■ **PROBLEM STATEMENT**
Retype each line of the listing below, from the first through the one holding "plt.rcParams['font.family'] = ['Liberation", with no other lines.

** start EXERCISE INPUT **

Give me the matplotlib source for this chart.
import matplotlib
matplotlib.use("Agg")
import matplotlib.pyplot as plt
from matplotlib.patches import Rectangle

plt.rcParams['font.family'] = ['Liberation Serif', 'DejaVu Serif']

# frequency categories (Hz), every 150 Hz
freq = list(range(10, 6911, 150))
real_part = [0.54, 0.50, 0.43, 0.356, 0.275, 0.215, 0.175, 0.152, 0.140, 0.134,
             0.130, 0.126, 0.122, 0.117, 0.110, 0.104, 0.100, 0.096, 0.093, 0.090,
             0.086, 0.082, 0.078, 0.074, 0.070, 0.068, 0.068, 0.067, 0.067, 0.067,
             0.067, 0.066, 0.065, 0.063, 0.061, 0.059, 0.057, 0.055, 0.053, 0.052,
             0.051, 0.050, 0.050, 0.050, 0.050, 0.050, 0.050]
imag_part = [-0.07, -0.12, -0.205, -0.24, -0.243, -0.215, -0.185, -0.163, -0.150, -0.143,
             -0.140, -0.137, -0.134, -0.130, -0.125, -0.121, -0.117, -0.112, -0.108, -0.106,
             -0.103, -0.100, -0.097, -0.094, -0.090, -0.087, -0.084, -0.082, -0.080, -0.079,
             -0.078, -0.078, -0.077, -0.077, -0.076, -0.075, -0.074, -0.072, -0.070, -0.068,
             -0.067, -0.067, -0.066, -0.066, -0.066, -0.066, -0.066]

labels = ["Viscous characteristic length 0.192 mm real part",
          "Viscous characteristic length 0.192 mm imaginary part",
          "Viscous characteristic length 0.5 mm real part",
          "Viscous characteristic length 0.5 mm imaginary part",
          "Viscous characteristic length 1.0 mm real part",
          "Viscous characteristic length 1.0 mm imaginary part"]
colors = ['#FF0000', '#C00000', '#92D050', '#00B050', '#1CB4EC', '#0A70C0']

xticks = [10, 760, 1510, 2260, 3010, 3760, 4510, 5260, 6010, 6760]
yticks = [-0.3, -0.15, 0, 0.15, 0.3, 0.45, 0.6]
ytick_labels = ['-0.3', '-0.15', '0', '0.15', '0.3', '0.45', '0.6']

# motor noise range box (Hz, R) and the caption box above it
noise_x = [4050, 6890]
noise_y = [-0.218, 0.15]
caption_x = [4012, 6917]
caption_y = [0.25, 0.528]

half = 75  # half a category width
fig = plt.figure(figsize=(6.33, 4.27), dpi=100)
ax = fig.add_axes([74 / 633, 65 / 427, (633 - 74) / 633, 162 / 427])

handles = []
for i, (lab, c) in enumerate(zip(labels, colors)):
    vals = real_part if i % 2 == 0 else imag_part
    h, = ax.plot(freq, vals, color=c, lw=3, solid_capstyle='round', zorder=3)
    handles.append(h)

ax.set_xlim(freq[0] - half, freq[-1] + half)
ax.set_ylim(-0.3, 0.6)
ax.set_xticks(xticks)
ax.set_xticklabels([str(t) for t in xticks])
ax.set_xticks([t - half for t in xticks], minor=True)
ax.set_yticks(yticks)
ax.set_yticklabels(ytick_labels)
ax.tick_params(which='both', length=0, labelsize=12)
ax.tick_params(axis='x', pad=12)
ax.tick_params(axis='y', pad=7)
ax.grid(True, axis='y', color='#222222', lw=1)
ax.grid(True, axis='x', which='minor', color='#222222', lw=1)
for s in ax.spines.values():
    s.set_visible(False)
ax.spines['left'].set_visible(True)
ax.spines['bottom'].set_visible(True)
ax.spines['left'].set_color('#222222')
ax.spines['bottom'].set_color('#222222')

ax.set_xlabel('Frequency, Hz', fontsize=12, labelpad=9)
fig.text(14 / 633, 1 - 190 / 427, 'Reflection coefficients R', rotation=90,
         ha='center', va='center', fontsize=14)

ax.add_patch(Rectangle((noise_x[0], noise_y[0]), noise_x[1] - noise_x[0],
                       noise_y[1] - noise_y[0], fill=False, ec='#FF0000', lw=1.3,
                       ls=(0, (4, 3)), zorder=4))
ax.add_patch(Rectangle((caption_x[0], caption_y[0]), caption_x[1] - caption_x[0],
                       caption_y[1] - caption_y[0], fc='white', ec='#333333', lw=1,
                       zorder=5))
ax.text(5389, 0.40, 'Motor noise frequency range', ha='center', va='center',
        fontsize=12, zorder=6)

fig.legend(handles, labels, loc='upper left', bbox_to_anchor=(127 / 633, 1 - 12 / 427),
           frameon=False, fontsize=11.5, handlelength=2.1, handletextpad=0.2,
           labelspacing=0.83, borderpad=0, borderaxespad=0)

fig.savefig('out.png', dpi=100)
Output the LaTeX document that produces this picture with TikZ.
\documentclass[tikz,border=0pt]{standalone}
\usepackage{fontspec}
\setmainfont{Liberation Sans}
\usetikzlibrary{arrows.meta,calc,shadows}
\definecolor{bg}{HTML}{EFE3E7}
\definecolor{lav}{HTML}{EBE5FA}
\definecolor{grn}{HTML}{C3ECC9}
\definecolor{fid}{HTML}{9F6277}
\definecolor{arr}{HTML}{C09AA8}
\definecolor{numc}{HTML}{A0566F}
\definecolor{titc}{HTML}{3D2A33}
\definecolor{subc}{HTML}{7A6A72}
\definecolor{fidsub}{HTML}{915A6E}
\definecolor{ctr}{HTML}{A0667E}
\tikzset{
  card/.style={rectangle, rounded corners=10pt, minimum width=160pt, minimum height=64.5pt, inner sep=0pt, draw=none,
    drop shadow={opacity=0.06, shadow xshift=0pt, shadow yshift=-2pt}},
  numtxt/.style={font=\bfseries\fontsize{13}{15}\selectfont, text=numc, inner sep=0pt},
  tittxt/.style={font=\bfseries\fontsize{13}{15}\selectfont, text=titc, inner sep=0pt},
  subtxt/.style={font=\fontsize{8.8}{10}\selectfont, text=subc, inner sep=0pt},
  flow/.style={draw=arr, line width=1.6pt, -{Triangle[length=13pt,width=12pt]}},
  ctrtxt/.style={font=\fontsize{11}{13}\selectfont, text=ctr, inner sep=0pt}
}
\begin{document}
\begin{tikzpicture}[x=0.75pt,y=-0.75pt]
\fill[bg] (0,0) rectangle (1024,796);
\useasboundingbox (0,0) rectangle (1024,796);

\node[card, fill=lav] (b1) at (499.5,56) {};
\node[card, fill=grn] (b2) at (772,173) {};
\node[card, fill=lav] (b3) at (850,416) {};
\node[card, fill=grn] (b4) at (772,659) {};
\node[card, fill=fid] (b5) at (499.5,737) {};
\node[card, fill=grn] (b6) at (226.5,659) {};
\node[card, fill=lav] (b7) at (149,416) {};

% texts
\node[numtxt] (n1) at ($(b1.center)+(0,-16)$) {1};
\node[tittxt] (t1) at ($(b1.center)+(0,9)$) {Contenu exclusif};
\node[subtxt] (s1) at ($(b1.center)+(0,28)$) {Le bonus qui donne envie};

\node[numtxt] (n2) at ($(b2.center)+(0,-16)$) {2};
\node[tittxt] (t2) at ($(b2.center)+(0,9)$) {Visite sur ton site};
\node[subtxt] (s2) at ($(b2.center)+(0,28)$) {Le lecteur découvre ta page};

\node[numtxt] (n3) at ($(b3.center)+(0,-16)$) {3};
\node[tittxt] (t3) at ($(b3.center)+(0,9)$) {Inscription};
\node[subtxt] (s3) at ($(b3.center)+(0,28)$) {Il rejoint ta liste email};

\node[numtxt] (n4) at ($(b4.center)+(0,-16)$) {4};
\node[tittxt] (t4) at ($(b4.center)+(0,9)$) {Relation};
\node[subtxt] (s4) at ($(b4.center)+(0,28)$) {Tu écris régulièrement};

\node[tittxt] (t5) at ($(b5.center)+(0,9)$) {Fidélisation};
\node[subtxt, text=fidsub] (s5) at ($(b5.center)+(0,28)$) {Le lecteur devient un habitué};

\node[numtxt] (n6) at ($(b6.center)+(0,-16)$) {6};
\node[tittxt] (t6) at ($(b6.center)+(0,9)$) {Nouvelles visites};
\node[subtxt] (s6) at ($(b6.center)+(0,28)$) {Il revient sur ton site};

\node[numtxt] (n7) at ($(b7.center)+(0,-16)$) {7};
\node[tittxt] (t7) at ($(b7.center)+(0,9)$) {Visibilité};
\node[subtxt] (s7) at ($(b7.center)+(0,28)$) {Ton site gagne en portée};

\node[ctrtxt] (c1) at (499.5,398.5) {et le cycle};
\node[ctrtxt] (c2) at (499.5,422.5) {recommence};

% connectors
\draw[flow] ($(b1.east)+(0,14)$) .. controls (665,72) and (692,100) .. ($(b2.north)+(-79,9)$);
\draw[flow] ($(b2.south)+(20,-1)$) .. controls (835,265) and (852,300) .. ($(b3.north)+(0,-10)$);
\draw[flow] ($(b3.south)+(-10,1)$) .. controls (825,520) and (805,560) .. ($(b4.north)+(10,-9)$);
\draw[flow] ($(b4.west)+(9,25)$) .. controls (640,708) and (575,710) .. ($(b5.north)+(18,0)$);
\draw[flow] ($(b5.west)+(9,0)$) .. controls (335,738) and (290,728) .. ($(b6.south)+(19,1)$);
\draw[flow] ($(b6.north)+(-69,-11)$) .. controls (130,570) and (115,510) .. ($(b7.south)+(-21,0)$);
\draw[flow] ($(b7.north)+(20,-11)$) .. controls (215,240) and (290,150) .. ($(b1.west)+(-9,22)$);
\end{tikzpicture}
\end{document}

** end EXERCISE INPUT **

■ **TASK RESULT**
Give me the matplotlib source for this chart.
import matplotlib
matplotlib.use("Agg")
import matplotlib.pyplot as plt
from matplotlib.patches import Rectangle

plt.rcParams['font.family'] = ['Liberation Serif', 'DejaVu Serif']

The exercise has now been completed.